A morte ... e a vida

Aos poucos Sarajevo vai-se levantando dos escombros. Os escombros parece nada dizerem aos bósnios, quase só valem hoje para quem vem de fora e sente os olhos fustigados de tamanha destruição. As marcas da guerra vão-se apagando, há edifícios novos pintados com cores garridas, berrantes mesmo, propósito de apagar os tons cinzentos e verde-caqui da guerra. O centro de Sarajevo já regorgita de vida, o eléctrico-placard da Benetton vai deixando a mensagem ou o sonho das "United Colors", se todos fizessem do placard um programa de vida seria bom.
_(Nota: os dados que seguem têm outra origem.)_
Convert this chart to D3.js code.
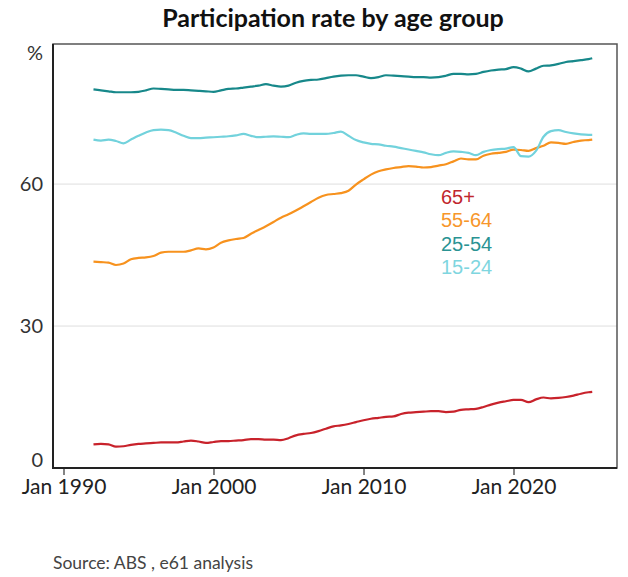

Dizem-nos que não, que quando a paz se desarmar rebentam todos aos tiros outra vez, sinal de que a NATO talvez monte estaca e se perenize por aquelas bandas. Há, é verdade, quem cate o almoço e umas roupinhas no lixo, mas muito menos que noutras capitais sem guerra; há mulheres a pedir com rebento ao frio, mas menos que em Lisboa e Coimbra. Não vimos estropiados, não é fácil fotografar, que todos receiam seguir logo para o álbum dos criminosos de guerra. Há muitos carros das organizações não governamentais (ONG), concentração maior em Sarajevo. Dizem-nos que os "beneméritos" das ONG's só gostam de estar onde a sua acção tenha visibilidade, desgraçados dos desgraçados das paragens mais longínquas, como as crianças da creche de Cajnice. A professora lamentava-se de seis longos meses à espera que alguém por ali aparecesse com vontade de tapar as abertas por onde entra a água da chuva e da neve. A morte faz o mesmo traçado das estradas, há rios cemitérios de carros, mais difíceis de enterrar que os mortos de carne. Há lápides nas bermas, alguns terão caído por mor de imprevidências automobilísticas, outros à força das balas cruéis. Por Sarajevo, Rogatica, Gorazde, Visegrad, a morte vai-se soletrando com "m" de museu, a vida vai ganhando terreno, com "V" de vitória à guerra estúpida. Por enquanto, por quanto tempo, seria bom que fosse para sempre.